▸ Exercise aim:
Exclude the pictures, then repeat the remaining data exactly.

⟨

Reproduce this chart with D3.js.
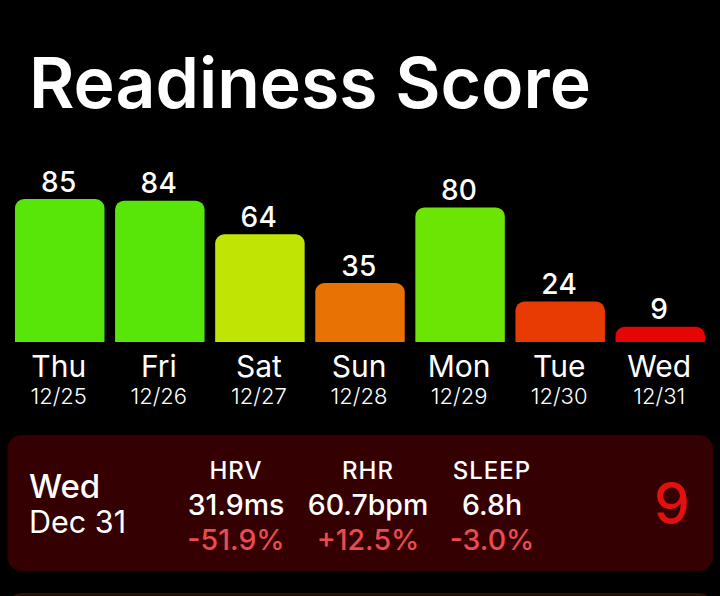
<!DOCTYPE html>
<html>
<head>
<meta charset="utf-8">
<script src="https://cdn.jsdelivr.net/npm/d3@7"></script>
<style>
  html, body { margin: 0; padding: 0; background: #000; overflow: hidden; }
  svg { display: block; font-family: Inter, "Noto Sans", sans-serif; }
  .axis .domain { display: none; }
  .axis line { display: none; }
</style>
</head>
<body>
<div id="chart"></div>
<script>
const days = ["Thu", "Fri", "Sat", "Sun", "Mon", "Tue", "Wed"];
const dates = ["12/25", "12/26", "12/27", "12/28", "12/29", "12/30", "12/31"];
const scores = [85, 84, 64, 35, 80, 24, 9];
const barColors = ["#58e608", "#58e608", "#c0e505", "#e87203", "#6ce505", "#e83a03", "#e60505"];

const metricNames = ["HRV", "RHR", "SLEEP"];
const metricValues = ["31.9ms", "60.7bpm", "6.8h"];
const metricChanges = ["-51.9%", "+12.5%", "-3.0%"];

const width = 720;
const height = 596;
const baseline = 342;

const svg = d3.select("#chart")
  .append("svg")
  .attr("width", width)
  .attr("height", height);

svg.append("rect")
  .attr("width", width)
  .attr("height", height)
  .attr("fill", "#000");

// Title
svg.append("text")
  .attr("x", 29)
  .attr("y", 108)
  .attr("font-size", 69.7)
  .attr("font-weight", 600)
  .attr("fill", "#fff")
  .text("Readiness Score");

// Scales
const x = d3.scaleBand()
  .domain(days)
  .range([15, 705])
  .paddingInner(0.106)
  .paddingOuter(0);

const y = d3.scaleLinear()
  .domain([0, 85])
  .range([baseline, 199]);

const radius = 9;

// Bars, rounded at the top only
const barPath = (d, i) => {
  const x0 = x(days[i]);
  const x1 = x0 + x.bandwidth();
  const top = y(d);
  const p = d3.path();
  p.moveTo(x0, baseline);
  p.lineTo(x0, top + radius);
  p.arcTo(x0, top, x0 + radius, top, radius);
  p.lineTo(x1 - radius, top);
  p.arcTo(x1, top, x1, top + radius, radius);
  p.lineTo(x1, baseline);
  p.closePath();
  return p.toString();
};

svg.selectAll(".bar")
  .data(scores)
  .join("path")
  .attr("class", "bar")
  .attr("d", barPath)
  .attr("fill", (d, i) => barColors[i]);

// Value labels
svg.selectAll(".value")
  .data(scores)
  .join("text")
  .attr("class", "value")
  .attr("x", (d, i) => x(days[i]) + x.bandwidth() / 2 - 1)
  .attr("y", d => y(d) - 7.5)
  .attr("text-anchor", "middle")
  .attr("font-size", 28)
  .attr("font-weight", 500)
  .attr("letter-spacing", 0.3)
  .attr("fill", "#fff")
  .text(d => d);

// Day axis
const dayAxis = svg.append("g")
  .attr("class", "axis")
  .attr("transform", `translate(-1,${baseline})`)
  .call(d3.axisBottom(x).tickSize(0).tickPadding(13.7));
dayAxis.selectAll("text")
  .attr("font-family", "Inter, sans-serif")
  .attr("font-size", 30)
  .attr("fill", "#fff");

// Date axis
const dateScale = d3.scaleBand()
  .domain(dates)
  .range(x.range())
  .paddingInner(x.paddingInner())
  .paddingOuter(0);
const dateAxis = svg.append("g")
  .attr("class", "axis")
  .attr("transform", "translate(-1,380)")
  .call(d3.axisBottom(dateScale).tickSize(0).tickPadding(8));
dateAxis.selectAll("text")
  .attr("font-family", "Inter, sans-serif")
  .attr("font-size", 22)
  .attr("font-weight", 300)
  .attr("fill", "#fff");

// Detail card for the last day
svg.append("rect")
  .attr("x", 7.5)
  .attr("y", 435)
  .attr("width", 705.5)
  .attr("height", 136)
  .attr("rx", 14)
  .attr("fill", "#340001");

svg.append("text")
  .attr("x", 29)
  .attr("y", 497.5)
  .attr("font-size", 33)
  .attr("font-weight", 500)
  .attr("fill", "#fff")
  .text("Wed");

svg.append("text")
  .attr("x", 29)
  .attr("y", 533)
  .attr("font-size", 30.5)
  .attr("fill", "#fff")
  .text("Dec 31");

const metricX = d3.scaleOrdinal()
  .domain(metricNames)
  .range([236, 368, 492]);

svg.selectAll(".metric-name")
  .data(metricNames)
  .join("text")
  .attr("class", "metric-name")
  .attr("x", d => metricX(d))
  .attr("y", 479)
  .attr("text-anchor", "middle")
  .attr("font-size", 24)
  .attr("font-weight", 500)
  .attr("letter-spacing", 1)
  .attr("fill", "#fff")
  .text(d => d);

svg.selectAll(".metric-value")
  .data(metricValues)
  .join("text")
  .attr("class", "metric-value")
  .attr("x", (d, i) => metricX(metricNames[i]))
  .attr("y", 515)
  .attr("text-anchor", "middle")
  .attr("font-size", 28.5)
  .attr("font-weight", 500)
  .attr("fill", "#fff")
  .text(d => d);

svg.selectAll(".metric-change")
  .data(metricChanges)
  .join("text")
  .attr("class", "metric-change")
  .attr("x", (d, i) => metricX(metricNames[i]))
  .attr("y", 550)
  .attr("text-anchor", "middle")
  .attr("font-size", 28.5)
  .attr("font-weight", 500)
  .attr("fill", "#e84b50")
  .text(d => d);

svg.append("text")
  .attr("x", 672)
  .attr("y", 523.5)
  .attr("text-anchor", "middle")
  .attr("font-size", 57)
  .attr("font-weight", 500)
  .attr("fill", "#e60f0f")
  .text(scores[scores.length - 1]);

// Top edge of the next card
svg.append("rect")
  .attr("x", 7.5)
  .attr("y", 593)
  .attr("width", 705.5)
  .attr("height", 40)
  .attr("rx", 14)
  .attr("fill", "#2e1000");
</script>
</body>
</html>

⟩

▸ In response:
Reproduce this chart with D3.js.
<!DOCTYPE html>
<html>
<head>
<meta charset="utf-8">
<script src="https://cdn.jsdelivr.net/npm/d3@7"></script>
<style>
  html, body { margin: 0; padding: 0; background: #000; overflow: hidden; }
  svg { display: block; font-family: Inter, "Noto Sans", sans-serif; }
  .axis .domain { display: none; }
  .axis line { display: none; }
</style>
</head>
<body>
<div id="chart"></div>
<script>
const days = ["Thu", "Fri", "Sat", "Sun", "Mon", "Tue", "Wed"];
const dates = ["12/25", "12/26", "12/27", "12/28", "12/29", "12/30", "12/31"];
const scores = [85, 84, 64, 35, 80, 24, 9];
const barColors = ["#58e608", "#58e608", "#c0e505", "#e87203", "#6ce505", "#e83a03", "#e60505"];

const metricNames = ["HRV", "RHR", "SLEEP"];
const metricValues = ["31.9ms", "60.7bpm", "6.8h"];
const metricChanges = ["-51.9%", "+12.5%", "-3.0%"];

const width = 720;
const height = 596;
const baseline = 342;

const svg = d3.select("#chart")
  .append("svg")
  .attr("width", width)
  .attr("height", height);

svg.append("rect")
  .attr("width", width)
  .attr("height", height)
  .attr("fill", "#000");

// Title
svg.append("text")
  .attr("x", 29)
  .attr("y", 108)
  .attr("font-size", 69.7)
  .attr("font-weight", 600)
  .attr("fill", "#fff")
  .text("Readiness Score");

// Scales
const x = d3.scaleBand()
  .domain(days)
  .range([15, 705])
  .paddingInner(0.106)
  .paddingOuter(0);

const y = d3.scaleLinear()
  .domain([0, 85])
  .range([baseline, 199]);

const radius = 9;

// Bars, rounded at the top only
const barPath = (d, i) => {
  const x0 = x(days[i]);
  const x1 = x0 + x.bandwidth();
  const top = y(d);
  const p = d3.path();
  p.moveTo(x0, baseline);
  p.lineTo(x0, top + radius);
  p.arcTo(x0, top, x0 + radius, top, radius);
  p.lineTo(x1 - radius, top);
  p.arcTo(x1, top, x1, top + radius, radius);
  p.lineTo(x1, baseline);
  p.closePath();
  return p.toString();
};

svg.selectAll(".bar")
  .data(scores)
  .join("path")
  .attr("class", "bar")
  .attr("d", barPath)
  .attr("fill", (d, i) => barColors[i]);

// Value labels
svg.selectAll(".value")
  .data(scores)
  .join("text")
  .attr("class", "value")
  .attr("x", (d, i) => x(days[i]) + x.bandwidth() / 2 - 1)
  .attr("y", d => y(d) - 7.5)
  .attr("text-anchor", "middle")
  .attr("font-size", 28)
  .attr("font-weight", 500)
  .attr("letter-spacing", 0.3)
  .attr("fill", "#fff")
  .text(d => d);

// Day axis
const dayAxis = svg.append("g")
  .attr("class", "axis")
  .attr("transform", `translate(-1,${baseline})`)
  .call(d3.axisBottom(x).tickSize(0).tickPadding(13.7));
dayAxis.selectAll("text")
  .attr("font-family", "Inter, sans-serif")
  .attr("font-size", 30)
  .attr("fill", "#fff");

// Date axis
const dateScale = d3.scaleBand()
  .domain(dates)
  .range(x.range())
  .paddingInner(x.paddingInner())
  .paddingOuter(0);
const dateAxis = svg.append("g")
  .attr("class", "axis")
  .attr("transform", "translate(-1,380)")
  .call(d3.axisBottom(dateScale).tickSize(0).tickPadding(8));
dateAxis.selectAll("text")
  .attr("font-family", "Inter, sans-serif")
  .attr("font-size", 22)
  .attr("font-weight", 300)
  .attr("fill", "#fff");

// Detail card for the last day
svg.append("rect")
  .attr("x", 7.5)
  .attr("y", 435)
  .attr("width", 705.5)
  .attr("height", 136)
  .attr("rx", 14)
  .attr("fill", "#340001");

svg.append("text")
  .attr("x", 29)
  .attr("y", 497.5)
  .attr("font-size", 33)
  .attr("font-weight", 500)
  .attr("fill", "#fff")
  .text("Wed");

svg.append("text")
  .attr("x", 29)
  .attr("y", 533)
  .attr("font-size", 30.5)
  .attr("fill", "#fff")
  .text("Dec 31");

const metricX = d3.scaleOrdinal()
  .domain(metricNames)
  .range([236, 368, 492]);

svg.selectAll(".metric-name")
  .data(metricNames)
  .join("text")
  .attr("class", "metric-name")
  .attr("x", d => metricX(d))
  .attr("y", 479)
  .attr("text-anchor", "middle")
  .attr("font-size", 24)
  .attr("font-weight", 500)
  .attr("letter-spacing", 1)
  .attr("fill", "#fff")
  .text(d => d);

svg.selectAll(".metric-value")
  .data(metricValues)
  .join("text")
  .attr("class", "metric-value")
  .attr("x", (d, i) => metricX(metricNames[i]))
  .attr("y", 515)
  .attr("text-anchor", "middle")
  .attr("font-size", 28.5)
  .attr("font-weight", 500)
  .attr("fill", "#fff")
  .text(d => d);

svg.selectAll(".metric-change")
  .data(metricChanges)
  .join("text")
  .attr("class", "metric-change")
  .attr("x", (d, i) => metricX(metricNames[i]))
  .attr("y", 550)
  .attr("text-anchor", "middle")
  .attr("font-size", 28.5)
  .attr("font-weight", 500)
  .attr("fill", "#e84b50")
  .text(d => d);

svg.append("text")
  .attr("x", 672)
  .attr("y", 523.5)
  .attr("text-anchor", "middle")
  .attr("font-size", 57)
  .attr("font-weight", 500)
  .attr("fill", "#e60f0f")
  .text(scores[scores.length - 1]);

// Top edge of the next card
svg.append("rect")
  .attr("x", 7.5)
  .attr("y", 593)
  .attr("width", 705.5)
  .attr("height", 40)
  .attr("rx", 14)
  .attr("fill", "#2e1000");
</script>
</body>
</html>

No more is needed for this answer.